Chris Vein, ACS Chief Executive, said “By 2030, we will need 1.3 million additional skills to effectively utilise the technologies reshaping the Australian workforce. Forecasts from Digital Pulse suggests Australia is not on track to achieve the growth in skills we need.
“This year’s Digital Pulse is not merely a call to action; it’s a robust, practical roadmap to build the nationwide tech skills we need. We have developed the most comprehensive projections around tech skills demand through to 2030 to date based on currently available information.
“This year’s report calls for a coalition across industry, education and government to start shaping how our society will respond to the skills challenge this exciting era presents.”
This year’s Digital Pulse, to be launched on Wednesday, is the ninth since the annual survey of Australia’s technology sector was first released in 2015. Key Statistics from the report include:
A lack of the right digital skills is currently costing Australian businesses $3.1 billion each year which could top $16bn by 2030.

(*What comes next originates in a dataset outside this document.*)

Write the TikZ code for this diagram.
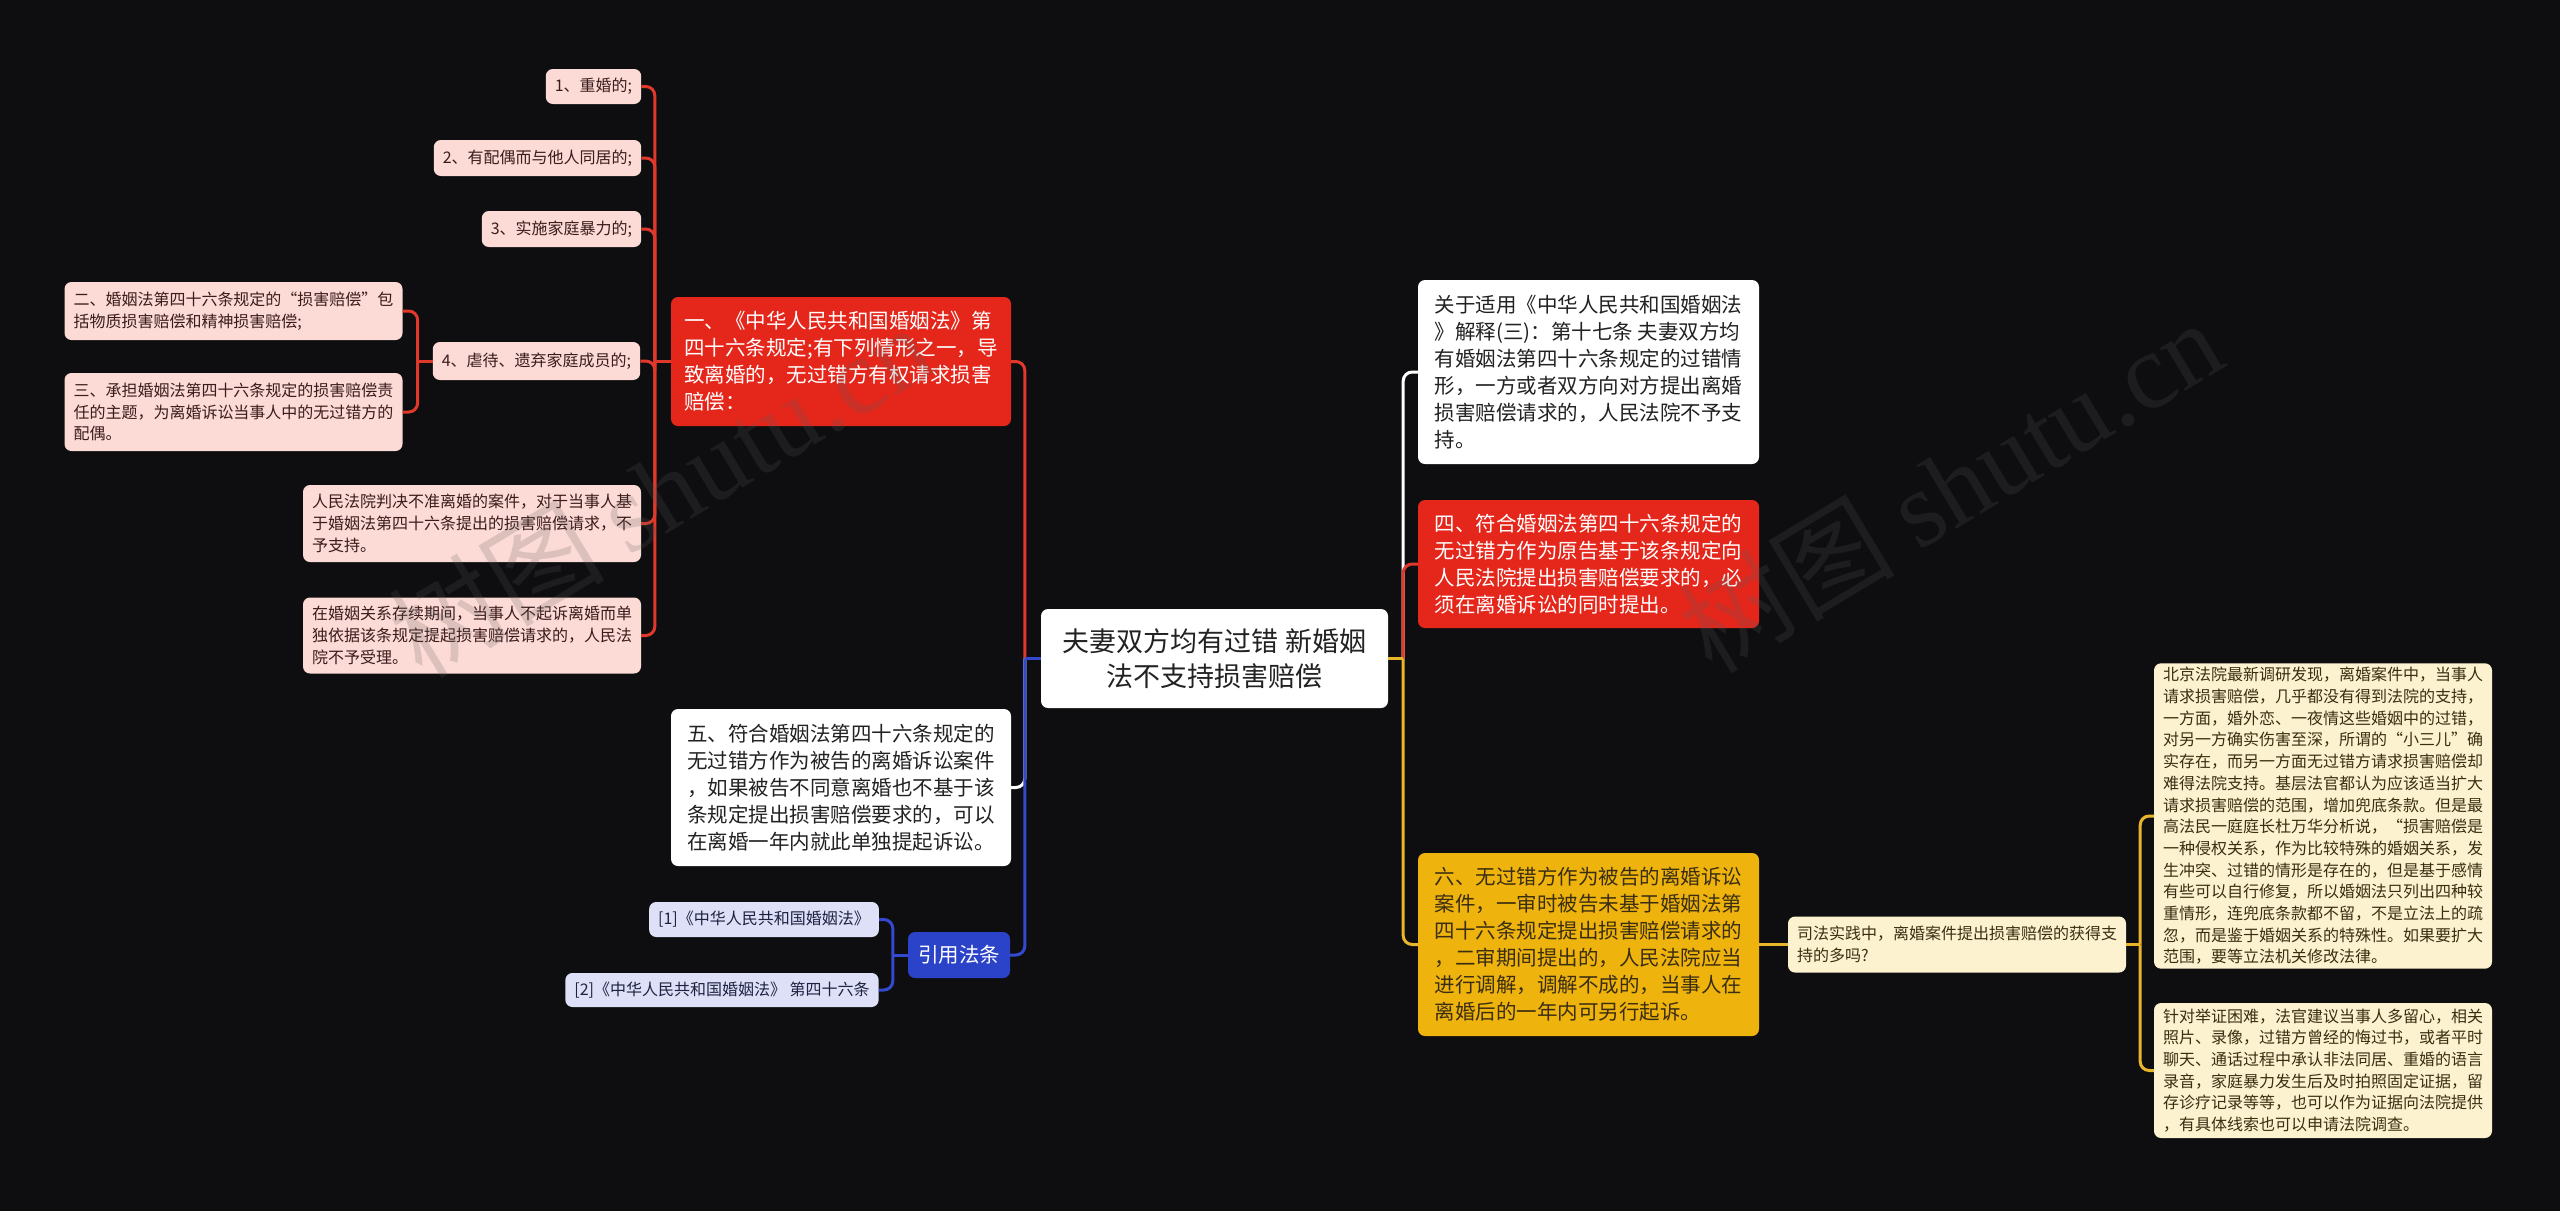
\documentclass[tikz,border=0pt]{standalone}
\usepackage{fontspec}
\setmainfont{Noto Sans CJK SC}
\newfontfamily\wmlatin{Liberation Serif}
\usetikzlibrary{calc}
\definecolor{bg}{HTML}{0E0E10}
\definecolor{redn}{HTML}{E5261B}
\definecolor{redl}{HTML}{E0392B}
\definecolor{pinkf}{HTML}{FCDAD5}
\definecolor{pinkt}{HTML}{3A1C1C}
\definecolor{bluen}{HTML}{2B43C9}
\definecolor{bluel}{HTML}{3549CF}
\definecolor{lavf}{HTML}{DDE0F7}
\definecolor{lavt}{HTML}{1E2240}
\definecolor{yeln}{HTML}{EFB30E}
\definecolor{yell}{HTML}{E9B52A}
\definecolor{creamf}{HTML}{FDF2D0}
\definecolor{creamt}{HTML}{3A2E12}
\definecolor{whitet}{HTML}{222222}
\definecolor{wmark}{HTML}{5C5C5C}
\begin{document}
\begin{tikzpicture}[x=1pt,y=-1pt,
  base/.style={rectangle, rounded corners=7pt, inner xsep=9pt, inner ysep=4pt, align=left},
  smallf/.style={font=\fontsize{16}{21.7}\selectfont},
  bigf/.style={font=\fontsize{20.5}{27}\selectfont},
  pinkbox/.style={base, smallf, fill=pinkf, text=pinkt},
  lavbox/.style={base, smallf, fill=lavf, text=lavt},
  creambox/.style={base, smallf, fill=creamf, text=creamt},
  redbox/.style={base, bigf, fill=redn, text=white},
  whitebox/.style={base, bigf, fill=white, text=whitet},
  yelbox/.style={base, bigf, fill=yeln, text=creamt},
  bluebox/.style={base, bigf, fill=bluen, text=white},
  conn/.style={line width=3pt, rounded corners=9pt},
  wm/.style={rotate=31, opacity=0.2, text=wmark, font=\fontsize{108}{108}\selectfont}
]
\fill[bg] (0,0) rectangle (2560,1211);
\useasboundingbox (0,0) rectangle (2560,1211);

% center
\node[base, align=center, fill=white, text=whitet, font=\fontsize{27}{35}\selectfont,
  minimum width=347pt, minimum height=99pt] (ctr) at (1214.5,658.5)
  {夫妻双方均有过错 新婚姻\\法不支持损害赔偿};

% left branch: red
\node[redbox, minimum width=340pt, minimum height=129pt] (red1) at (841,361.5)
  {一、《中华人民共和国婚姻法》第\\四十六条规定;有下列情形之一，导\\致离婚的，无过错方有权请求损害\\赔偿：};
\node[pinkbox, minimum width=93pt, minimum height=35pt] (c1) at (593.5,86.5) {1、重婚的;};
\node[pinkbox, minimum width=205pt, minimum height=36pt] (c2) at (537.5,158) {2、有配偶而与他人同居的;};
\node[pinkbox, minimum width=157pt, minimum height=36pt] (c3) at (561.5,229) {3、实施家庭暴力的;};
\node[pinkbox, minimum width=207pt, minimum height=38pt] (c4) at (536.5,361) {4、虐待、遗弃家庭成员的;};
\node[pinkbox, minimum width=336pt, minimum height=77pt] (c5) at (472,523.5)
  {人民法院判决不准离婚的案件，对于当事人基\\于婚姻法第四十六条提出的损害赔偿请求，不\\予支持。};
\node[pinkbox, minimum width=336pt, minimum height=76pt] (c6) at (472,635.5)
  {在婚姻关系存续期间，当事人不起诉离婚而单\\独依据该条规定提起损害赔偿请求的，人民法\\院不予受理。};
\node[pinkbox, minimum width=337pt, minimum height=58pt] (d1) at (233.5,311)
  {二、婚姻法第四十六条规定的“损害赔偿”包\\括物质损害赔偿和精神损害赔偿;};
\node[pinkbox, minimum width=337pt, minimum height=78pt] (d2) at (233.5,412)
  {三、承担婚姻法第四十六条规定的损害赔偿责\\任的主题，为离婚诉讼当事人中的无过错方的\\配偶。};

% left branch: white
\node[whitebox, minimum width=340pt, minimum height=157pt] (w5) at (841,787.5)
  {五、符合婚姻法第四十六条规定的\\无过错方作为被告的离婚诉讼案件\\，如果被告不同意离婚也不基于该\\条规定提出损害赔偿要求的，可以\\在离婚一年内就此单独提起诉讼。};

% left branch: blue
\node[bluebox, minimum width=102pt, minimum height=46pt] (cite) at (959,955) {引用法条};
\node[lavbox, minimum width=228pt, minimum height=35pt] (r1) at (764,919.5) {[1]《中华人民共和国婚姻法》};
\node[lavbox, minimum width=312pt, minimum height=34pt] (r2) at (722,990) {[2]《中华人民共和国婚姻法》 第四十六条};

% right branches
\node[whitebox, minimum width=341pt, minimum height=184pt] (R1) at (1588.5,372)
  {关于适用《中华人民共和国婚姻法\\》解释(三)：第十七条 夫妻双方均\\有婚姻法第四十六条规定的过错情\\形，一方或者双方向对方提出离婚\\损害赔偿请求的，人民法院不予支\\持。};
\node[redbox, minimum width=341pt, minimum height=128pt] (R2) at (1588.5,564)
  {四、符合婚姻法第四十六条规定的\\无过错方作为原告基于该条规定向\\人民法院提出损害赔偿要求的，必\\须在离婚诉讼的同时提出。};
\node[yelbox, minimum width=341pt, minimum height=183pt] (R3) at (1588.5,944.5)
  {六、无过错方作为被告的离婚诉讼\\案件，一审时被告未基于婚姻法第\\四十六条规定提出损害赔偿请求的\\，二审期间提出的，人民法院应当\\进行调解，调解不成的，当事人在\\离婚后的一年内可另行起诉。};
\node[creambox, minimum width=336pt, minimum height=56pt] (S) at (1957,944.5)
  {司法实践中，离婚案件提出损害赔偿的获得支\\持的多吗?};
\node[creambox, minimum width=336pt, minimum height=304pt] (T1) at (2323,816)
  {北京法院最新调研发现，离婚案件中，当事人\\请求损害赔偿，几乎都没有得到法院的支持，\\一方面，婚外恋、一夜情这些婚姻中的过错，\\对另一方确实伤害至深，所谓的“小三儿”确\\实存在，而另一方面无过错方请求损害赔偿却\\难得法院支持。基层法官都认为应该适当扩大\\请求损害赔偿的范围，增加兜底条款。但是最\\高法民一庭庭长杜万华分析说，“损害赔偿是\\一种侵权关系，作为比较特殊的婚姻关系，发\\生冲突、过错的情形是存在的，但是基于感情\\有些可以自行修复，所以婚姻法只列出四种较\\重情形，连兜底条款都不留，不是立法上的疏\\忽，而是鉴于婚姻关系的特殊性。如果要扩大\\范围，要等立法机关修改法律。};
\node[creambox, minimum width=336pt, minimum height=135pt] (T2) at (2323,1070.5)
  {针对举证困难，法官建议当事人多留心，相关\\照片、录像，过错方曾经的悔过书，或者平时\\聊天、通话过程中承认非法同居、重婚的语言\\录音，家庭暴力发生后及时拍照固定证据，留\\存诊疗记录等等，也可以作为证据向法院提供\\，有具体线索也可以申请法院调查。};

% junctions
\coordinate (jR) at ($(red1.west)+(-16,0)$);
\coordinate (j4) at ($(c4.west)+(-15,0)$);
\coordinate (jL) at ($(ctr.west)+(-16,0)$);
\coordinate (jC) at ($(cite.west)+(-15,0)$);
\coordinate (jRt) at ($(ctr.east)+(15,0)$);
\coordinate (jS) at ($(S.east)+(14,0)$);

% connectors
\draw[conn, redl] (red1.west) -- (jR);
\foreach \n in {c1,c2,c3,c4,c5,c6} \draw[conn, redl] (jR) |- (\n.east);
\draw[conn, redl] (c4.west) -- (j4);
\draw[conn, redl] (j4) |- (d1.east);
\draw[conn, redl] (j4) |- (d2.east);

\draw[conn, redl] (jL) |- (red1.east);
\draw[conn, white] (jL) |- (w5.east);
\draw[conn, bluel] (jL) |- (cite.east);
\draw[conn, bluel] (ctr.west) -- (jL);
\draw[conn, bluel] (cite.west) -- (jC);
\draw[conn, bluel] (jC) |- (r1.east);
\draw[conn, bluel] (jC) |- (r2.east);

\draw[conn, white] (jRt) |- (R1.west);
\draw[conn, redl] (jRt) |- (R2.west);
\draw[conn, yell] (jRt) |- (R3.west);
\draw[conn, yell] (ctr.east) -- (jRt);
\draw[conn, yell] (R3.east) -- (S.west);
\draw[conn, yell] (S.east) -- (jS);
\draw[conn, yell] (jS) |- (T1.west);
\draw[conn, yell] (jS) |- (T2.west);

% watermarks (drawn on top, faint)
\node[wm] (wm1) at (660,490) {树图 {\wmlatin shutu.cn}};
\node[wm] (wm2) at (1950,485) {树图 {\wmlatin shutu.cn}};
\end{tikzpicture}
\end{document}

The pace of technology investment in Australia is projected to skyrocket from $171B in 2023 to $259B by 2030, this rate of growth is three times faster than overall business investment
By the end of the decade, half of Australian businesses will be using AI, data analytics and robotics but technologies like Generative AI mean businesses will need to do more to keep up with their employees shifting skills and demands
75% of working hours for Australian workers will be affected by key technologies, heralding a significant skill shift across industries.
In the report, ACS proposes a National Digital Skills Strategy including a skills-first education and training initiative, a national skills platform, more support for career transitions towards a tech orientated career, to boost the diversity in tech skills, programs to boost Women in Tech, and assist skilled migrants utilise their capabilities.
“The stakes are high for Australia,” Mr Vein concluded. “If the nation can get this right, we could be leading the world and guaranteeing our prosperity into the future. If we don’t seize the opportunity, we could well be left behind by the middle of the century.”